-- Begin Data block --

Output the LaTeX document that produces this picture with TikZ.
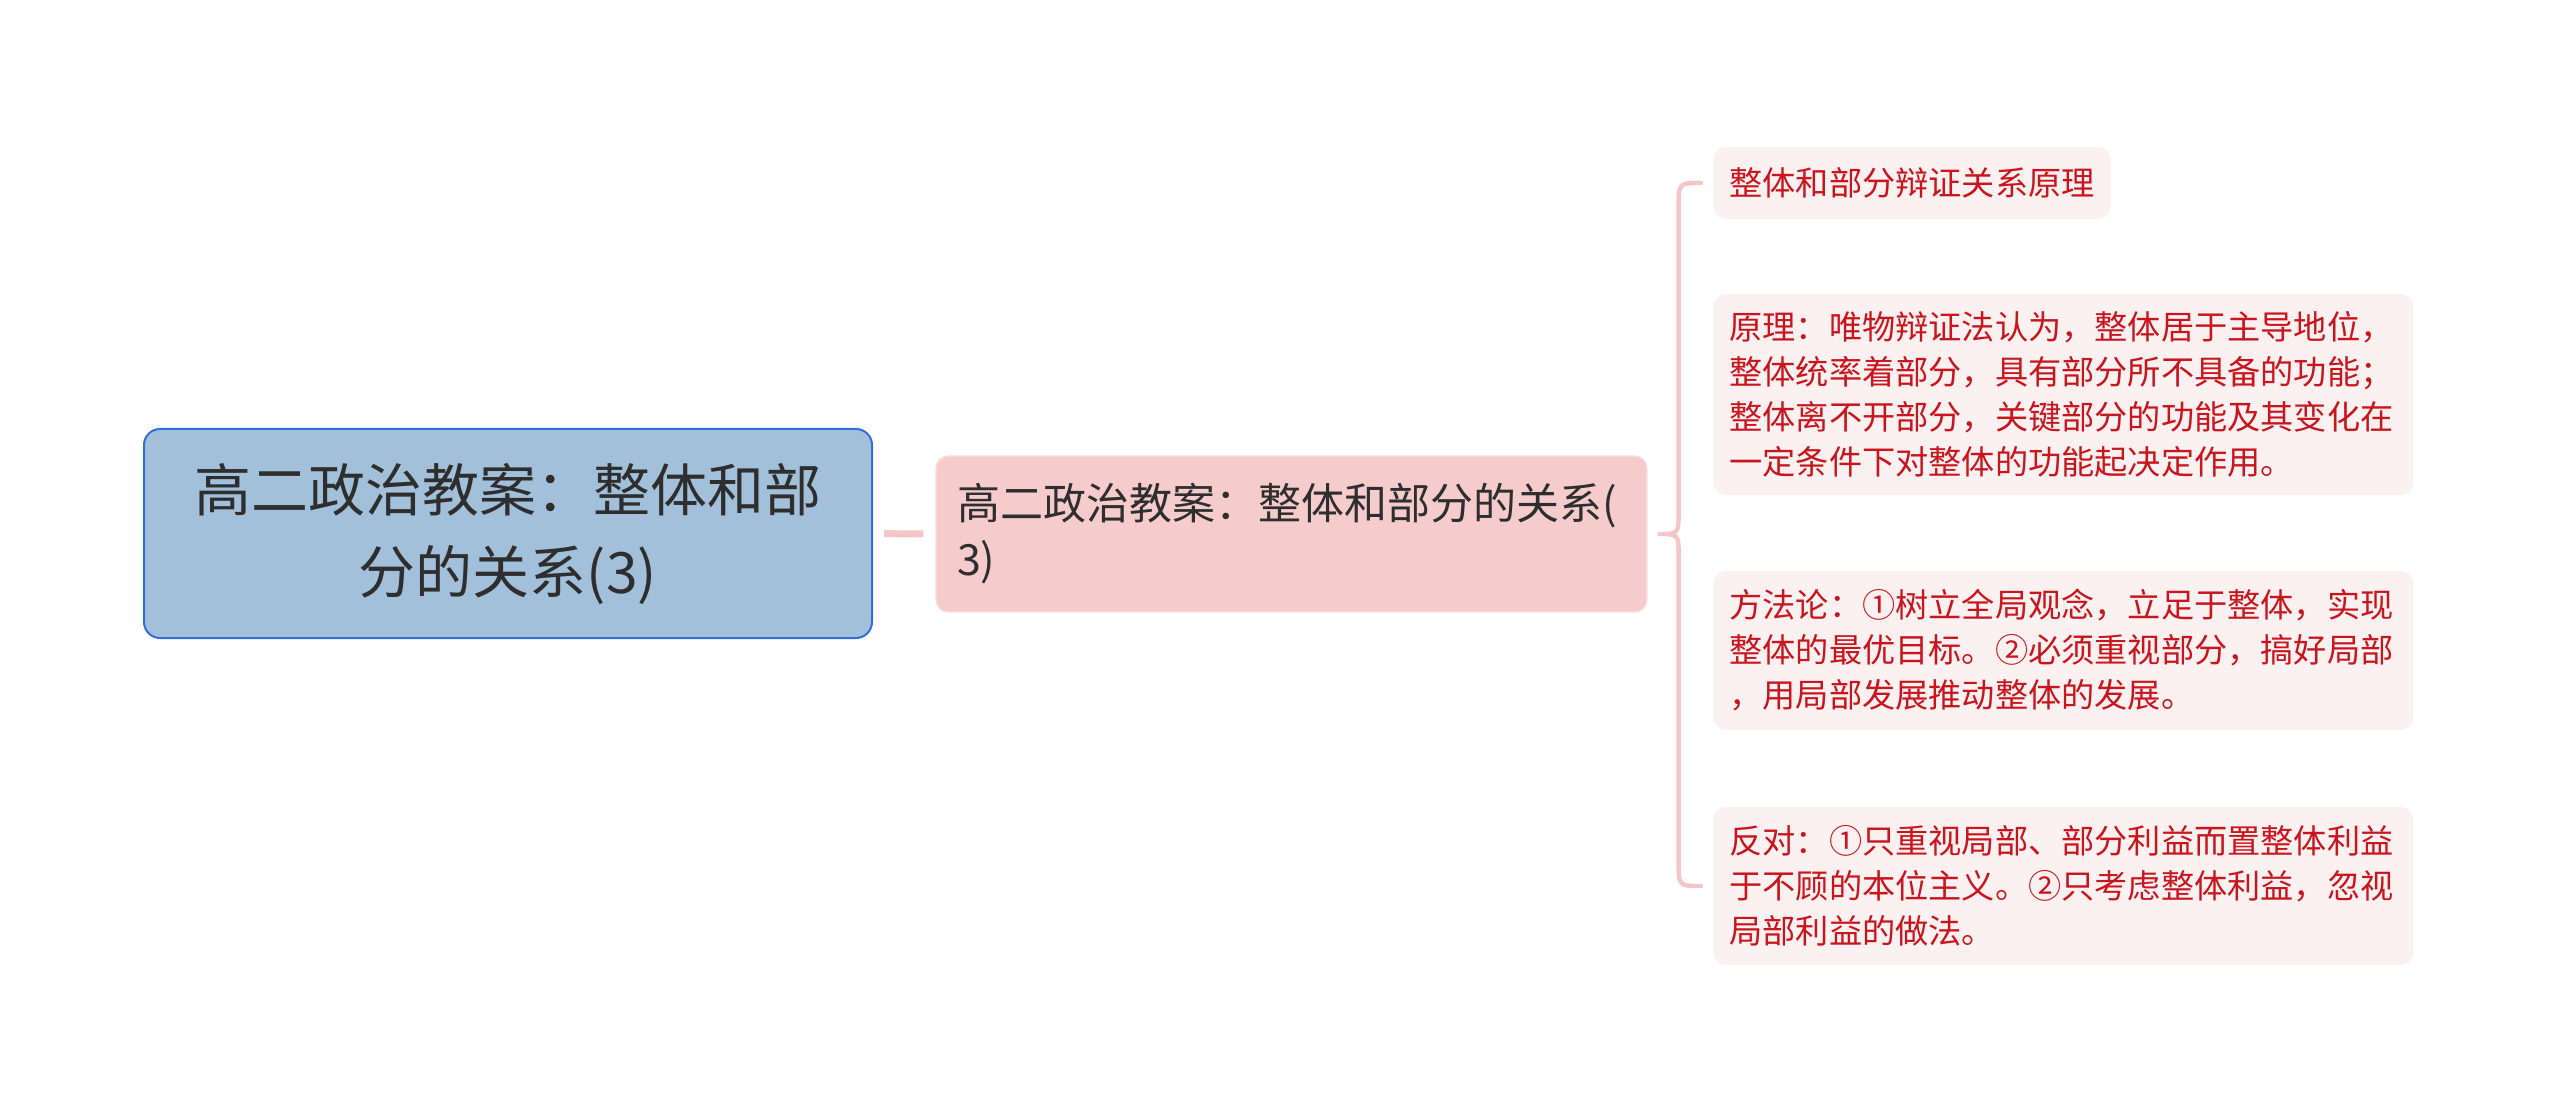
\documentclass[tikz,border=0pt]{standalone}
\usepackage{fontspec}
\setmainfont{Noto Sans CJK SC}
\usetikzlibrary{calc}
\definecolor{rootfill}{HTML}{A3C0DB}
\definecolor{rootline}{HTML}{2F6FD6}
\definecolor{midfill}{HTML}{F5CBCC}
\definecolor{midline}{HTML}{F8E1E1}
\definecolor{leaffill}{HTML}{FCF1F1}
\definecolor{leaftext}{HTML}{C9151E}
\definecolor{linkpink}{HTML}{F3C6C7}
\definecolor{darktext}{HTML}{2E2E2E}

\begin{document}
\begin{tikzpicture}[x=0.5pt,y=-0.5pt,
    rootbox/.style={draw=rootline,fill=rootfill,line width=1pt,rounded corners=8pt,
      minimum width=364pt,minimum height=104.5pt,align=center,text=darktext,font=\rootfontsize},
    midbox/.style={draw=midline,fill=midfill,line width=0.6pt,rounded corners=6pt,
      text width=334.5pt,inner xsep=10.5pt,minimum height=78pt,align=left,text=darktext,font=\midfontsize},
    leafbox/.style={fill=leaffill,rounded corners=6pt,inner xsep=8pt,anchor=west,
      align=left,text=leaftext,font=\leaffontsize},
    wideleaf/.style={leafbox,text width=334pt},
    link/.style={draw=linkpink,line width=3.5pt,shorten <=5.5pt,shorten >=6pt},
    bracket/.style={draw=linkpink,line width=2.2pt,line cap=round}]
    \providecommand{\rootfontsize}{\fontsize{28.5pt}{41pt}\selectfont}
    \providecommand{\midfontsize}{\fontsize{21.5pt}{28pt}\selectfont}
    \providecommand{\leaffontsize}{\fontsize{16.6pt}{22.5pt}\selectfont}
    \pgfmathsetmacro{\leafx}{1713}
    \useasboundingbox (0,0) rectangle (2560,1112);
    % main topic and its child
    \node[rootbox] (root) at (508,533.5) {高二政治教案：整体和部\\分的关系(3)};
    \node[midbox] (mid) at (1291.5,534) {高二政治教案：整体和部分的关系(\\3)};
    \draw[link] (root) -- (mid);
    % leaves
    \node[leafbox,minimum height=36pt] (principle) at (\leafx,183) {整体和部分辩证关系原理};
    \node[wideleaf,minimum height=100.5pt] (theory) at (\leafx,394.5) {原理：唯物辩证法认为，整体居于主导地位，\\整体统率着部分，具有部分所不具备的功能；\\整体离不开部分，关键部分的功能及其变化在\\一定条件下对整体的功能起决定作用。};
    \node[wideleaf,minimum height=79.5pt] (method) at (\leafx,650.5) {方法论：①树立全局观念，立足于整体，实现\\整体的最优目标。②必须重视部分，搞好局部\\，用局部发展推动整体的发展。};
    \node[wideleaf,minimum height=79pt] (oppose) at (\leafx,886) {反对：①只重视局部、部分利益而置整体利益\\于不顾的本位主义。②只考虑整体利益，忽视\\局部利益的做法。};
    % brace
    \coordinate (bracetip) at ($(mid.east)+(10,0)$);
    \coordinate (bv) at ($(bracetip)+(21,0)$);
    \coordinate (bracetop) at ($(principle.west)+(-12,0)$);
    \coordinate (bracebot) at ($(oppose.west)+(-12,0)$);
    \draw[bracket] (bracetop) .. controls (bracetop -| bv) .. ($(bracetop -| bv)+(0,25)$)
      -- ($(bv)+(0,-22)$) .. controls (bv) .. (bracetip)
      .. controls (bv) .. ($(bv)+(0,22)$)
      -- ($(bracebot -| bv)+(0,-25)$) .. controls (bracebot -| bv) .. (bracebot);
\end{tikzpicture}
\end{document}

-- End Data block --

### Short problem
Output a faithful copy of the data, with each picture left out.

### Solution
Output the LaTeX document that produces this picture with TikZ.
\documentclass[tikz,border=0pt]{standalone}
\usepackage{fontspec}
\setmainfont{Noto Sans CJK SC}
\usetikzlibrary{calc}
\definecolor{rootfill}{HTML}{A3C0DB}
\definecolor{rootline}{HTML}{2F6FD6}
\definecolor{midfill}{HTML}{F5CBCC}
\definecolor{midline}{HTML}{F8E1E1}
\definecolor{leaffill}{HTML}{FCF1F1}
\definecolor{leaftext}{HTML}{C9151E}
\definecolor{linkpink}{HTML}{F3C6C7}
\definecolor{darktext}{HTML}{2E2E2E}

\begin{document}
\begin{tikzpicture}[x=0.5pt,y=-0.5pt,
    rootbox/.style={draw=rootline,fill=rootfill,line width=1pt,rounded corners=8pt,
      minimum width=364pt,minimum height=104.5pt,align=center,text=darktext,font=\rootfontsize},
    midbox/.style={draw=midline,fill=midfill,line width=0.6pt,rounded corners=6pt,
      text width=334.5pt,inner xsep=10.5pt,minimum height=78pt,align=left,text=darktext,font=\midfontsize},
    leafbox/.style={fill=leaffill,rounded corners=6pt,inner xsep=8pt,anchor=west,
      align=left,text=leaftext,font=\leaffontsize},
    wideleaf/.style={leafbox,text width=334pt},
    link/.style={draw=linkpink,line width=3.5pt,shorten <=5.5pt,shorten >=6pt},
    bracket/.style={draw=linkpink,line width=2.2pt,line cap=round}]
    \providecommand{\rootfontsize}{\fontsize{28.5pt}{41pt}\selectfont}
    \providecommand{\midfontsize}{\fontsize{21.5pt}{28pt}\selectfont}
    \providecommand{\leaffontsize}{\fontsize{16.6pt}{22.5pt}\selectfont}
    \pgfmathsetmacro{\leafx}{1713}
    \useasboundingbox (0,0) rectangle (2560,1112);
    % main topic and its child
    \node[rootbox] (root) at (508,533.5) {高二政治教案：整体和部\\分的关系(3)};
    \node[midbox] (mid) at (1291.5,534) {高二政治教案：整体和部分的关系(\\3)};
    \draw[link] (root) -- (mid);
    % leaves
    \node[leafbox,minimum height=36pt] (principle) at (\leafx,183) {整体和部分辩证关系原理};
    \node[wideleaf,minimum height=100.5pt] (theory) at (\leafx,394.5) {原理：唯物辩证法认为，整体居于主导地位，\\整体统率着部分，具有部分所不具备的功能；\\整体离不开部分，关键部分的功能及其变化在\\一定条件下对整体的功能起决定作用。};
    \node[wideleaf,minimum height=79.5pt] (method) at (\leafx,650.5) {方法论：①树立全局观念，立足于整体，实现\\整体的最优目标。②必须重视部分，搞好局部\\，用局部发展推动整体的发展。};
    \node[wideleaf,minimum height=79pt] (oppose) at (\leafx,886) {反对：①只重视局部、部分利益而置整体利益\\于不顾的本位主义。②只考虑整体利益，忽视\\局部利益的做法。};
    % brace
    \coordinate (bracetip) at ($(mid.east)+(10,0)$);
    \coordinate (bv) at ($(bracetip)+(21,0)$);
    \coordinate (bracetop) at ($(principle.west)+(-12,0)$);
    \coordinate (bracebot) at ($(oppose.west)+(-12,0)$);
    \draw[bracket] (bracetop) .. controls (bracetop -| bv) .. ($(bracetop -| bv)+(0,25)$)
      -- ($(bv)+(0,-22)$) .. controls (bv) .. (bracetip)
      .. controls (bv) .. ($(bv)+(0,22)$)
      -- ($(bracebot -| bv)+(0,-25)$) .. controls (bracebot -| bv) .. (bracebot);
\end{tikzpicture}
\end{document}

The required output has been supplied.